If Your Snake Is Stressed
Similar to hungry snakes, ball pythons that are stressed out, upset, or confused may attempt to escape their tank or terrarium as well. Although ball pythons are generally very forgiving when it comes to changes in temperature or humidity in their tanks, this does not mean that you should be lax about making sure your snake has the right conditions in their habitat.
Always make sure that your ball python has plenty of room to move around so that they do not feel too crowded or cramped in their tank, as well as plenty of places to hide or climb over to keep them stimulated.
Also, make sure that the temperature and humidity in your snake’s tank is consistent and does not fall too far out of balance, even if your snake seems like they don’t mind slight changes in their environment.
When handling a snake, opening your snake’s tank for feeding, or any other time that you open your snake’s tank, make sure that you do not leave the top open for too long as this may throw the internal temperature and humidity of the habitat out of balance.
Always make sure that your snake’s habitat is kept at a temperature gradient of 78 to 95 degrees Fahrenheit, with a humidity of about 55-60% (although this should be higher during your ball python’s shedding periods).
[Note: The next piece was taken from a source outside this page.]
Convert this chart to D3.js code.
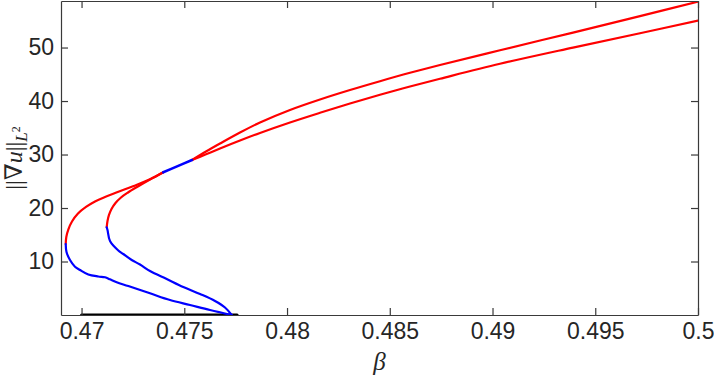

Your snake’s tank should be between 30 and 40 gallons for an adult snake, and it wouldn’t hurt to house a baby snake in an adult-sized habitat, as the snake will grow to fit its enclosure and keeping them in the same tank into adulthood will negate some of the stress of switching habitats as they grow up.
Also be sure to keep your snake’s tank and habitat clean, as a dirty environment can cause your snake stress, leading to them attempting to escape in search of a healthier place to live.
If you check on your ball python in the middle of the night to find them stretching up and seemingly trying to escape, this is not necessarily a cause for panic.
Most of the time, this behavior can be explained by the fact that your snake is crepuscular and naturally becomes more active at night — they are not waiting until the lights are out to make a grand escape, just waking up at a normal time of day for their species and trying to get some exercise in.
If it seems to be more of a problem, however, consider the fact that your snake may be hungry, stressed, or unhappy. Always make sure that you are feeding your snake a proper diet at least once every one or two weeks (for adult snakes), and if your snake is more active and seems to still be hungry, it is okay to feed your snake just a bit more often.
Also, ensure that your snake does not have any cause for stress or discomfort in their habitat, such as temperature or humidity being off balance or their tank being dirty. As always, if you suspect your snake may be sick or have a more severe underlying reason for their behavior, do not hesitate to take them to a vet or snake expert for a professional opinion.